Build Your Own Greenhouse: Materials

Lead Image
What You'll Need
Galvanized steel, aluminum, or wood
Glass, rigid fiberglass, double wall plastics, or plastic film
Propane, natural gas, oil, or electric heating
Building permit

While building your own greenhouse is a significant amount of work, it isn't beyond the skills of many DIYers. Once you've selected a suitable space and the dimensions of the greenhouse, you have to decide what to build it out of. There are several choices, depending on your budget, your needs, and your skill-set.


Strong greenhouses are built using galvanized steel, aluminum, or wood framing. Wood is probably the most familiar, and constructing a greenhouse from standard lumber is much like building any other structure. Of course, the wood will be subjected to high humidity on the interior, and constant sun exposure on the outside, so use pressure treated lumber and paint or seal it properly.

Aluminum can be fitted together similar to wood and is lighter and more durable, but it is also more expensive. Steel is the strongest, most durable option, but it is also the most expensive and requires knowledge of welding and other metalworking skills.

Although a less expensive alternative, plastic (PVC) pipes often can't provide the structural strength to stand up against wind and snow loads.


There are a wide range of possible covering materials including glass, rigid fiberglass (plexiglass), double wall plastics, or plastic film.

Glass is the traditional greenhouse covering and it has the advantage of both looking good and being easy to maintain. However, it does break easily and initially it's relatively expensive to install (although it may be possible to lower costs by using recycled glass—from storm doors for example). Since glass is heavy, it will require a strong frame to hold it in place.

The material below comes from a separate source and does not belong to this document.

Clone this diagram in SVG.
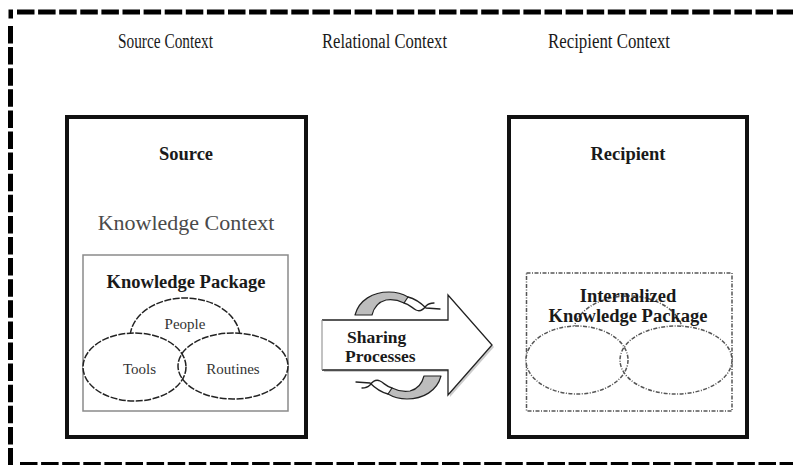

Fiberglass is strong and lightweight, plus both clear and translucent fiberglass initially allows the same amount of light penetration as glass. However, over time (10 to 15 years) the surface layer of fiberglass often degrades, allowing dirt to build up and blocking light penetration.

Rigid, double-layer acrylic plastic or polycarbonate sheets make a great greenhouse covering. The double-layer plastic sheets provide good light penetration with better insulation than glass or fiberglass, so they can help minimize heating costs in cold weather climates.

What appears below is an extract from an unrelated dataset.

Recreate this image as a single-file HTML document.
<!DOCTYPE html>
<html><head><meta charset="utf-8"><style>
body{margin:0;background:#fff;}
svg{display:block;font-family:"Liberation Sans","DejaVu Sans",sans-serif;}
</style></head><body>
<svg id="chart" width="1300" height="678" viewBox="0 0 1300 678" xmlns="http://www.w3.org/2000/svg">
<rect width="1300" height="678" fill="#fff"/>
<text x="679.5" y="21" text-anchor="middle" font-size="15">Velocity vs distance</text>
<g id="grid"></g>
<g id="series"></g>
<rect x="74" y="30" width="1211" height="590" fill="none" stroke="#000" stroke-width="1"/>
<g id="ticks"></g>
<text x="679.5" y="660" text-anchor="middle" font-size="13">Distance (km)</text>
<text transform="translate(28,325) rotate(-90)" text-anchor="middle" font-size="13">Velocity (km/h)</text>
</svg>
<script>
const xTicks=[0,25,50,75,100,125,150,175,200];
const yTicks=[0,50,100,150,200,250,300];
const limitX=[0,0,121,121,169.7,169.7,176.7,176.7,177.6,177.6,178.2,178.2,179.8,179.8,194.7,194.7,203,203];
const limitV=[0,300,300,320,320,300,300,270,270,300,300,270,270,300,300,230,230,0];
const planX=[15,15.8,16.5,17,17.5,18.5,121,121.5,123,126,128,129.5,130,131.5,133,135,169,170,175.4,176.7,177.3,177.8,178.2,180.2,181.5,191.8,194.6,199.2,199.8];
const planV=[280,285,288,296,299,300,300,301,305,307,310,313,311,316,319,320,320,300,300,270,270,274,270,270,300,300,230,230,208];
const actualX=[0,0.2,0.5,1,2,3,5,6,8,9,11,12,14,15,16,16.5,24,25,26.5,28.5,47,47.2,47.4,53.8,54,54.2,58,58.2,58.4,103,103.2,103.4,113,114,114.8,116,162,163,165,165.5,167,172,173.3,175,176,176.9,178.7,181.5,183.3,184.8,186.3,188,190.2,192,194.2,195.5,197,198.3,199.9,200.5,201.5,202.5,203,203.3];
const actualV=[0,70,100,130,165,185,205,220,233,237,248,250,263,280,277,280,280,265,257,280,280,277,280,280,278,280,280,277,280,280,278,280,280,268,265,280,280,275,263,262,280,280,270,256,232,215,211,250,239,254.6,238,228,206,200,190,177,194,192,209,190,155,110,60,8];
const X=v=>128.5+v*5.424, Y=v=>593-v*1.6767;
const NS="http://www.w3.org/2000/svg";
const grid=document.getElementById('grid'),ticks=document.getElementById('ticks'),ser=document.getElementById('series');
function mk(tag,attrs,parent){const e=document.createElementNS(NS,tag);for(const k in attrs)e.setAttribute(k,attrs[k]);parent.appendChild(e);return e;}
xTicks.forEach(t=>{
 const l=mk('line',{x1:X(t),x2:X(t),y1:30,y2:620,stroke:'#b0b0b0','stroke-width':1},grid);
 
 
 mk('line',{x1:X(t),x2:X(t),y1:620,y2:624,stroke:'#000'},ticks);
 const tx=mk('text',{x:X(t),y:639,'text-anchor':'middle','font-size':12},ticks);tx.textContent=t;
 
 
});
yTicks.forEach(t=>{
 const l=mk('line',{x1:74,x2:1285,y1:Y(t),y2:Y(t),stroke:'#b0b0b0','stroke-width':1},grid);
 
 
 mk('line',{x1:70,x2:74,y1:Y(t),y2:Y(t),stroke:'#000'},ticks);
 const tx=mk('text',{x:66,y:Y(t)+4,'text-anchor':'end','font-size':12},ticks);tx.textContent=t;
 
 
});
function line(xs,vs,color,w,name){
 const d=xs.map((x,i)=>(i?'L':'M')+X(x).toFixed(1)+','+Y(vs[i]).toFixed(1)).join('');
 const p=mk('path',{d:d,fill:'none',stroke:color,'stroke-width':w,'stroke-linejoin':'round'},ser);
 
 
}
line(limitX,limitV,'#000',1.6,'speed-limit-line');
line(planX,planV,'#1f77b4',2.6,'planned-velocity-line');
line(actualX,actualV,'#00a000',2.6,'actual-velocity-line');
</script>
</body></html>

Thin plastic sheets are available in a number of different grades (thicknesses) and they're light and inexpensive to install. Light penetration of all grades is similar to glass; however, no plastic sheets will last as long as the other options. For example, PVC film has a life expectancy of about five years.

Climate Control

Moisture inside a greenhouse

Greenhouses need air circulation, ventilation, humidity control, and heaters. Options for heating include propane, natural gas, oil, and electricity. Your choice should depend on what is most readily available in your area and which is the most cost-effective for your situation. For example, electricity is a popular choice since it doesn't require venting, but you have to keep in mind that while electricity is efficient, a power outage will mean your plants will be left in the cold.

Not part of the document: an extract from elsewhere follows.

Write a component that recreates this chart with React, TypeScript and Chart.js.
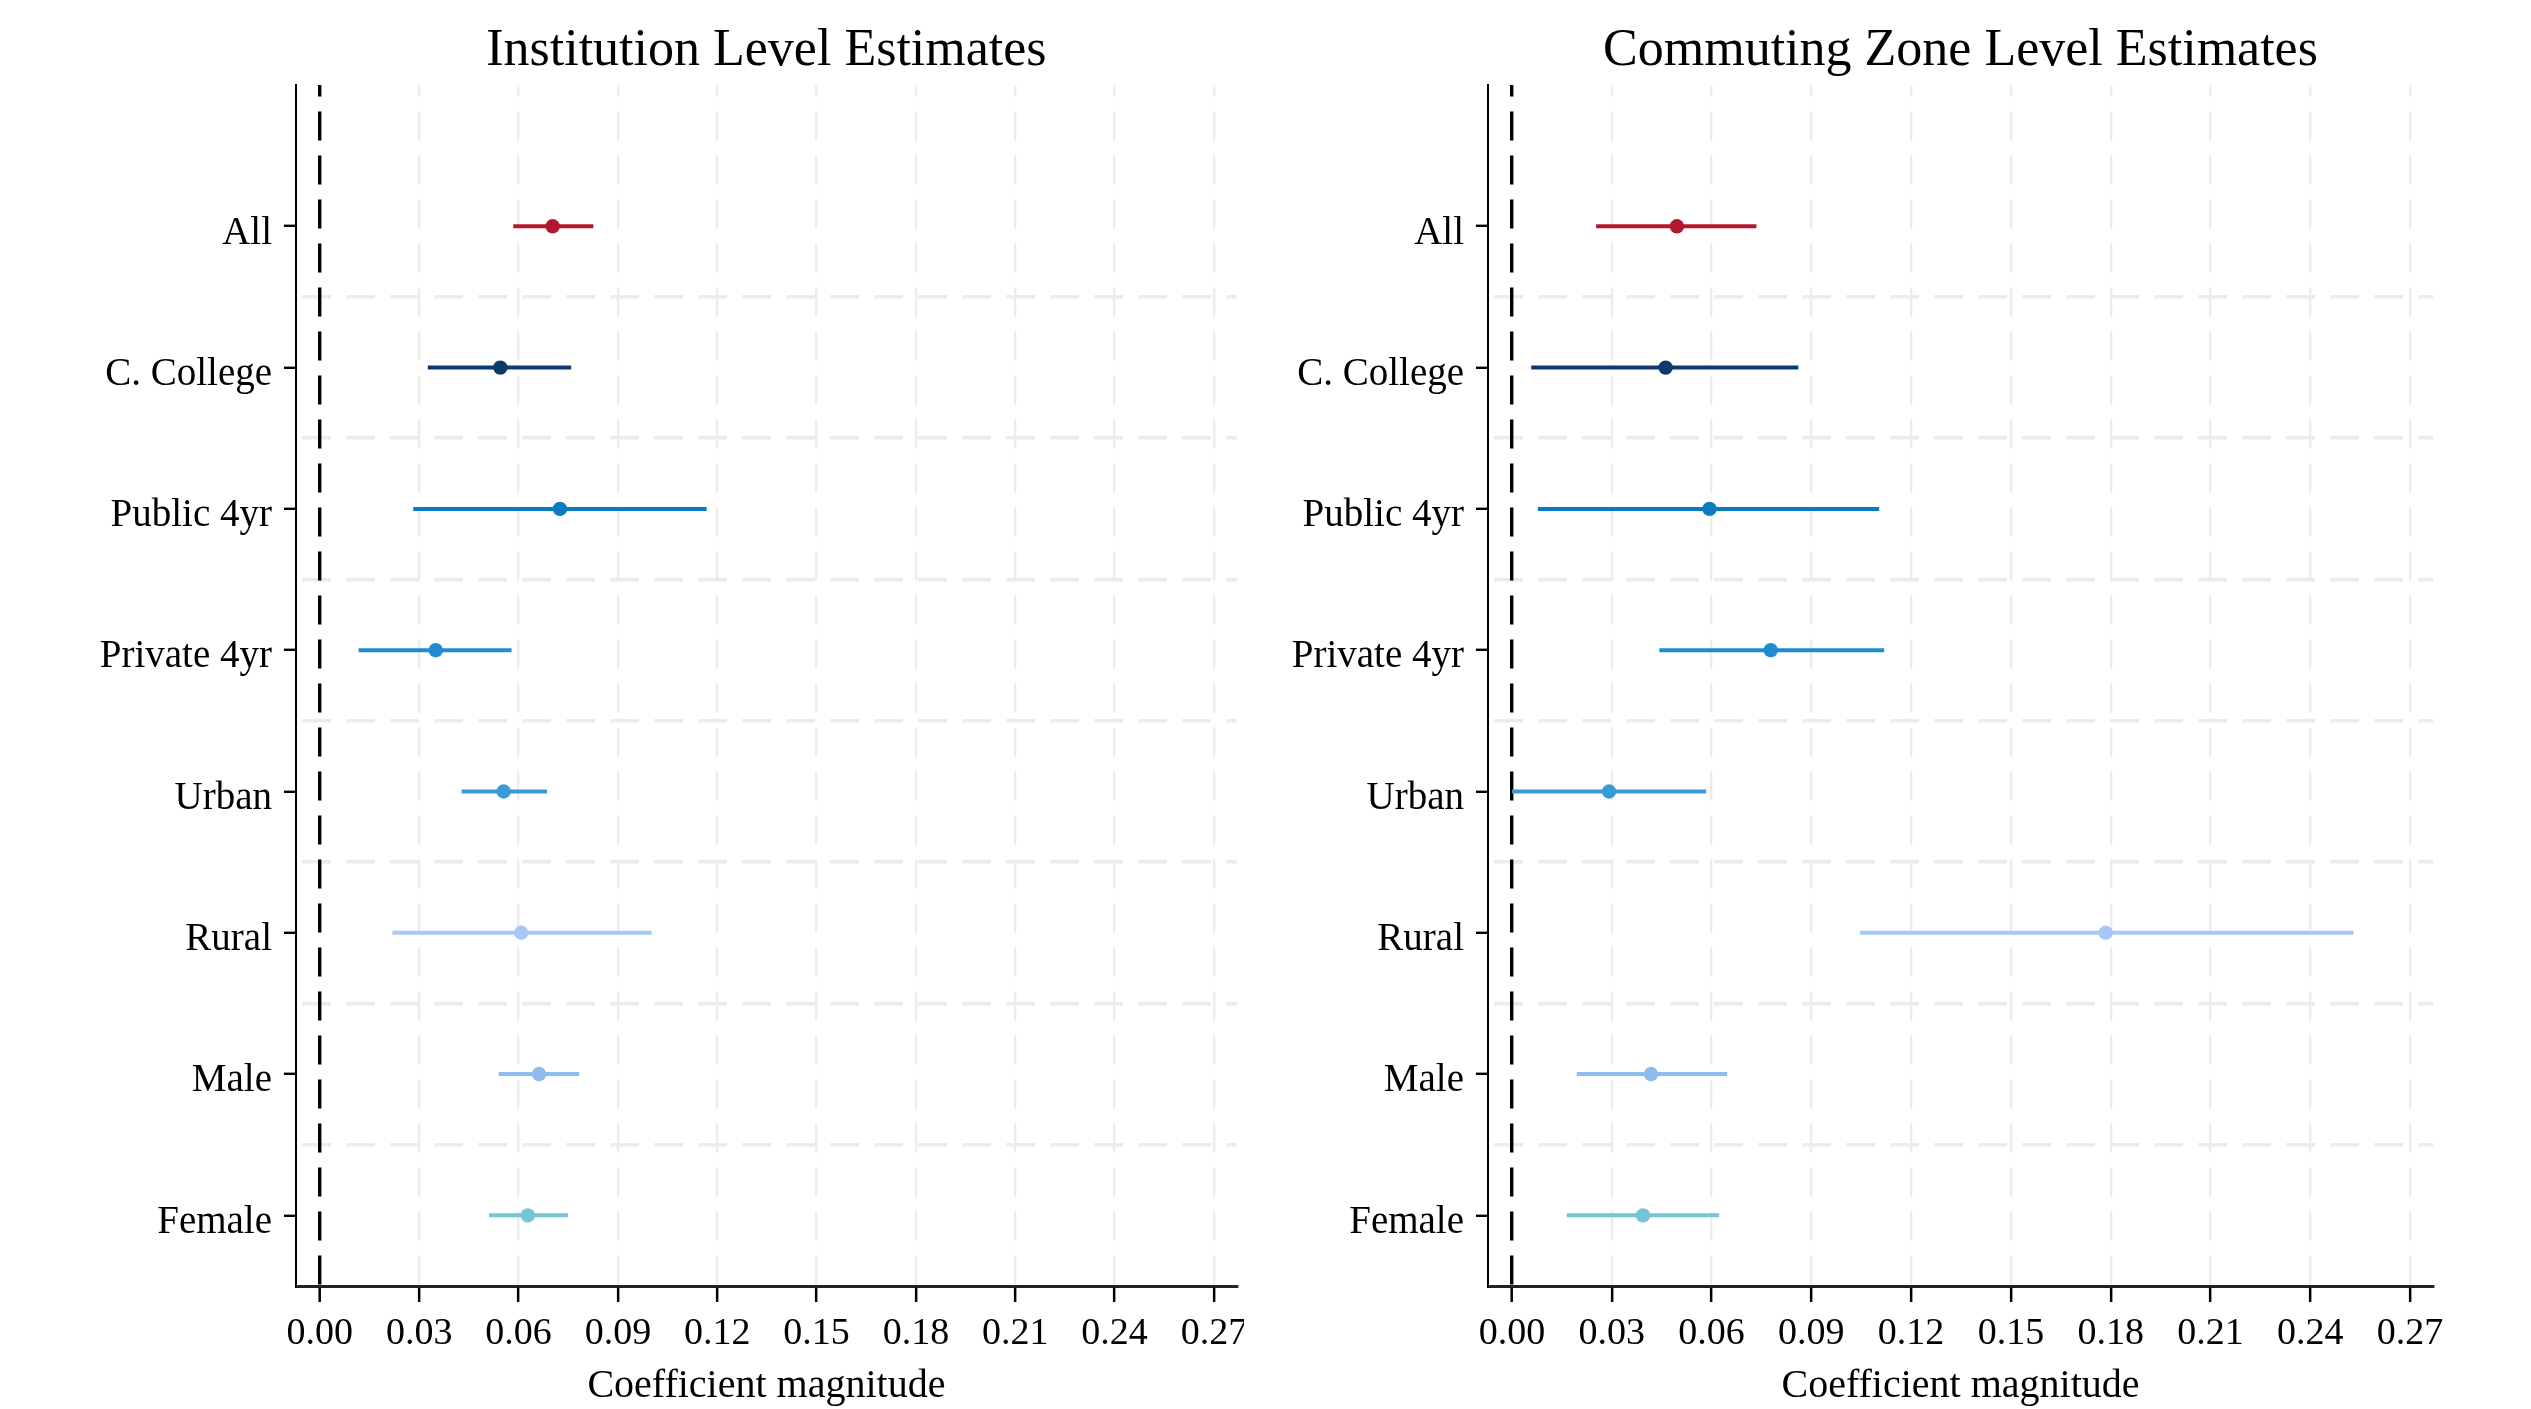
import React, { useEffect, useRef } from 'react';
import { Chart, registerables } from 'chart.js';

Chart.register(...registerables);

// ---------- data ----------
const categories = ['All', 'C. College', 'Public 4yr', 'Private 4yr', 'Urban', 'Rural', 'Male', 'Female'];
const seriesColors = ['#B3182E', '#0C3A6D', '#0A7BC0', '#1E8CCF', '#3A9AD8', '#A7C8F7', '#8DBCEE', '#74C5D6'];

const instEstimate = [0.0703, 0.0545, 0.0725, 0.0350, 0.0555, 0.0608, 0.0662, 0.0628];
const instLower = [0.0584, 0.0326, 0.0282, 0.0117, 0.0428, 0.0219, 0.0540, 0.0511];
const instUpper = [0.0826, 0.0759, 0.1168, 0.0579, 0.0686, 0.1002, 0.0783, 0.0749];

const czEstimate = [0.0496, 0.0462, 0.0594, 0.0778, 0.0292, 0.1785, 0.0418, 0.0394];
const czLower = [0.0253, 0.0058, 0.0078, 0.0443, 0.0000, 0.1046, 0.0195, 0.0165];
const czUpper = [0.0735, 0.0861, 0.1104, 0.1119, 0.0584, 0.2530, 0.0647, 0.0623];

const xTickValues = [0, 0.03, 0.06, 0.09, 0.12, 0.15, 0.18, 0.21, 0.24, 0.27];
const panelTitles = ['Institution Level Estimates', 'Commuting Zone Level Estimates'];
const axisTitle = 'Coefficient magnitude';

// ---------- styling ----------
const FONT = '"Liberation Serif", "Times New Roman", serif';
const HEIGHT = 1409;
const X_MIN = -0.0072;
const X_MAX = 0.2769;

type PanelProps = {
  title: string;
  est: number[];
  lo: number[];
  hi: number[];
  left: number;
  width: number;
  yWidth: number;
  padRight: number;
};

function Panel({ title, est, lo, hi, left, width, yWidth, padRight }: PanelProps) {
  const ref = useRef<HTMLCanvasElement>(null);

  useEffect(() => {
    const canvas = ref.current;
    if (!canvas) return;

    const yTickValues: number[] = [];
    categories.forEach((_, i) => {
      yTickValues.push(i + 1);
      if (i < categories.length - 1) yTickValues.push(i + 1.5);
    });

    const barSets = categories.map((c, i) => ({
      type: 'line' as const,
      label: c,
      data: [
        { x: lo[i], y: i + 1 },
        { x: hi[i], y: i + 1 },
      ],
      showLine: true,
      borderColor: seriesColors[i],
      borderWidth: 4,
      pointRadius: 0,
      order: 2,
    }));

    const pointSet = {
      type: 'scatter' as const,
      label: 'estimate',
      data: categories.map((_, i) => ({ x: est[i], y: i + 1 })),
      pointRadius: 7.2,
      pointBorderWidth: 0,
      pointBackgroundColor: seriesColors,
      backgroundColor: seriesColors,
      borderWidth: 0,
      order: 1,
    };

    const textPlugin = {
      id: 'panelText',
      afterDraw(chart: any) {
        const { ctx, chartArea } = chart;
        const cx = (chartArea.left + chartArea.right) / 2;
        ctx.save();
        ctx.fillStyle = '#000';
        ctx.textAlign = 'center';
        ctx.textBaseline = 'alphabetic';
        ctx.font = `52px ${FONT}`;
        ctx.fillText(title, cx, 65);
        ctx.font = `40px ${FONT}`;
        ctx.fillText(axisTitle, cx, 1397);
        ctx.restore();
      },
    };

    const chart = new Chart(canvas, {
      type: 'scatter',
      data: { datasets: [pointSet as any, ...(barSets as any[])] },
      options: {
        animation: false,
        responsive: false,
        maintainAspectRatio: false,
        devicePixelRatio: 1,
        events: [],
        layout: { padding: { top: 85, right: padRight, bottom: 0, left: 0 } },
        plugins: {
          legend: { display: false },
          tooltip: { enabled: false },
          title: { display: false },
        },
        scales: {
          x: {
            type: 'linear',
            position: 'bottom',
            min: X_MIN,
            max: X_MAX,
            bounds: 'data',
            afterBuildTicks: (s: any) => {
              s.ticks = xTickValues.map((v) => ({ value: v }));
            },
            afterFit: (s: any) => {
              s.height = 123;
              s.paddingLeft = 0;
              s.paddingRight = 0;
            },
            grid: {
              z: -1,
              drawTicks: true,
              tickLength: 16,
              tickWidth: 2.5,
              tickColor: '#000',
              tickBorderDash: [],
              color: (c: any) => (c.tick && c.tick.value === 0 ? '#000' : '#ececec'),
              lineWidth: (c: any) => (c.tick && c.tick.value === 0 ? 3.4 : 2.3),
            },
            border: { display: true, color: '#222', width: 3, dash: [29, 15], dashOffset: 17.6 },
            ticks: {
              autoSkip: false,
              maxRotation: 0,
              minRotation: 0,
              padding: 9,
              color: '#000',
              font: { family: FONT, size: 38 },
              callback: (v: any) => Number(v).toFixed(2),
            },
          },
          y: {
            type: 'linear',
            reverse: true,
            min: 0,
            max: categories.length + 0.5,
            bounds: 'data',
            afterBuildTicks: (s: any) => {
              s.ticks = yTickValues.map((v) => ({ value: v }));
            },
            afterFit: (s: any) => {
              s.width = yWidth;
              s.paddingTop = 0;
              s.paddingBottom = 0;
            },
            grid: {
              z: -2,
              drawTicks: true,
              tickLength: 12,
              tickWidth: 2.4,
              tickBorderDash: [],
              tickColor: (c: any) => (c.tick && Number.isInteger(c.tick.value) ? '#000' : 'rgba(0,0,0,0)'),
              color: (c: any) => (c.tick && Number.isInteger(c.tick.value) ? 'rgba(0,0,0,0)' : '#ebebeb'),
              lineWidth: 3.6,
            },
            border: { display: true, color: '#000', width: 2, dash: [29, 15], dashOffset: 39 },
            ticks: {
              autoSkip: false,
              padding: 12,
              labelOffset: 7,
              color: '#000',
              font: { family: FONT, size: 39 },
              callback: (v: any) => {
                const n = Number(v);
                return Number.isInteger(n) ? categories[n - 1] : '';
              },
            },
          },
        },
      },
      plugins: [textPlugin],
    } as any);

    return () => chart.destroy();
  }, []);

  return (
    <canvas
      ref={ref}
      width={width}
      height={HEIGHT}
      style={{ position: 'absolute', left, top: 0, width, height: HEIGHT, display: 'block' }}
    />
  );
}

export default function App() {
  return (
    <div
      style={{
        position: 'absolute',
        left: 0,
        top: 0,
        width: 2531,
        height: HEIGHT,
        background: '#fff',
        overflow: 'hidden',
      }}
    >
      <Panel
        title={panelTitles[0]}
        est={instEstimate}
        lo={instLower}
        hi={instUpper}
        left={0}
        width={1244}
        yWidth={296}
        padRight={4}
      />
      <Panel
        title={panelTitles[1]}
        est={czEstimate}
        lo={czLower}
        hi={czUpper}
        left={1244}
        width={1287}
        yWidth={244}
        padRight={98}
      />
    </div>
  );
}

Vents near the top of your greenhouse and fans to circulate the inside air are a requirement—both for cooling in the summer and for heat distribution in the winter. Since temperatures inside the greenhouse can be extreme in the middle of summer and winter, it's necessary to keep the air circulating so temperatures remain relatively stable, rather than having the cold air near the bottom and the hot air up near the top.

Extra Considerations

Before starting to build your new greenhouse, check with your local authorities to find out if you need a building permit. Also, ask your local utilities to mark the location of underground pipes, wires, or conduits before you do any digging for your foundation

Finally, don't make this mistake: be sure the door to your greenhouse is wide enough to allow your wheelbarrow to pass through. Otherwise, working inside may be a bigger hassle than you bargained for.